Une retraite au soleil? Ils sont des millions à en rêver. Des milliers à être parvenus à concrétiser un rêve qui, à l’épreuve de la réalité, se mue quelques fois en cauchemar.
La pub est alléchante: ciel bleu, piscine au premier plan, mer en arrière fond, un couple aux cheveux argentés prend l’apéro sur la terrasse de son pavillon. Quel rêve, vivre toute l’année en vacances, davantage même, le restant de sa vie! A l’âge de la retraite, ils sont nombreux à le caresser.
Ainsi Yvonne et Fernand, deux Neuchâtelois de 65 et 67 ans, ont vécu chichement toute leur vie pour s’accorder le luxe de finir leurs jours au soleil. Ils avaient fait leurs calculs, transformé en euros les francs de leur AVS. Une petite villa dans un lotissement à deux kilomètres de la Grande Bleue était à leur portée. «Vous serez bien contents de venir pendant les vacances», répondaient-ils à leurs deux filles, sans trop écouter leurs mises en garde. Il y a cinq ans, ils ont mis le cap au sud. Fini la grisaille helvétique, ils allaient prendre le soleil sur la Costa Dorada.
Ils sont plus de six mille retraités suisses à avoir fait le choix de l’Espagne, de ses petits prix et de son climat. Leur modeste pension allait s’y transformer en retraite dorée. Ils allaient pouvoir s’offrir femme de ménage, coursier et professeur de fitness. Un miracle possible avant l’arrivée d’un facteur pas prévu dans les brochures publicitaires: l’inflation.
L’explosion des coûts de la vie est en train de mettre fin à l’héliotropisme massif des retraités européens. Aujourd’hui, Suisses, Allemands et Britanniques (163’000 personnes de plus de 65 ans en provenance de l’Union européenne résident en Espagne) aspirent à reprendre la direction du nord. Quitte à brader leurs châteaux en Espagne – la crise immobilière est là aussi – ils reviennent à la case départ.
Yvonne et Fernand sont de retour. Malheureux? Pas vraiment. Contrairement à Florence, l’héroïne de «La Punta», le roman d’Yvette Z’Graggen qui dépeint la vie d’un couple expatrié à La Punta de Tarifa, Yvonne ne s’est jamais sentie vraiment chez elle dans son nouveau décor ensoleillé. Deux petits-enfants sont venus agrandir sa famille et «n’être une grand-maman qu’au téléphone» l’attristait. Sans la survenue des problèmes financiers, elle aurait vraisemblablement tu sa peine. Fernand aussi est ravi de retrouver ses amis pêcheurs. «L’eldorado n’est peut être pas où on croyait», commente-t-il.

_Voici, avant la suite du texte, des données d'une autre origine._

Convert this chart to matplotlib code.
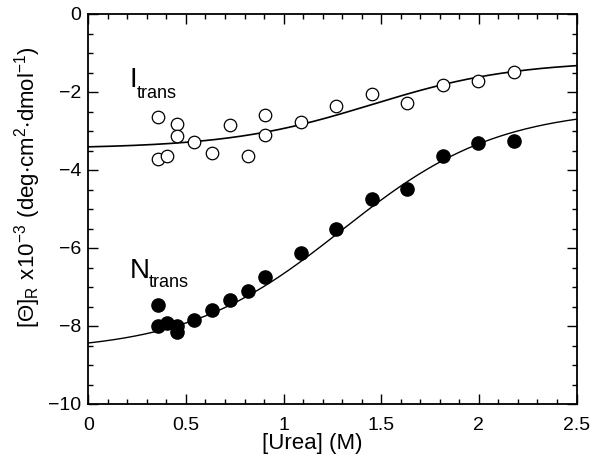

Le retour n’est pas toujours aussi bien vécu. En ce moment, des milliers de retraités britanniques installés en France voient leur rêve brisé par le plongeon de leur pension d’un tiers de sa valeur. Le Sunday Times s’est fait l’écho de ce phénomène en titrant «L’exode de France des Britanniques fauchés».
Le marché du soleil pour les retraités connaît un passage nuageux. Mais déjà un nouvel eldorado se profile. C’est au tour du Maroc de dérouler le tapis rouge aux retraités en quête de paradis terrestre. Combien seront-ils à craquer?
«Que ce soit pour un rapprochement familial, une plus grande proximité des services et des commerces, un logement mieux adapté, ou à cause de problèmes de santé, les retraités déplacent leurs lieux de vie dans les régions qui répondent le mieux à leurs attentes. Ils se dirigent de plus en plus vers des destinations moins “prestigieuses”, tordant le cou à certaines idées reçues», constate Stéphane Alesi dans un article intitulé «Les migrations des retraités: La Côte n’a plus la cote ».
Après la lecture du dernier roman de Pascal Garnier, ce talentueux investigateur des travers contemporains, on est dissuadé à vie de finir ses jours dans «une résidence senior, bien protégée et en sécurité permanente». Dans «Lune captive dans un oeil mort», Martial et Odette viennent d’emménager dans une telle résidence. Un huit clos infernal ne tardera pas à s’y jouer. Décrit avec un délicieux humour noir, c’est le portait d’une génération à qui l’on vend le bonheur comme une marchandise que l’on découvre. Une fin de vie à l’épreuve d’un redoutable piège à rêves.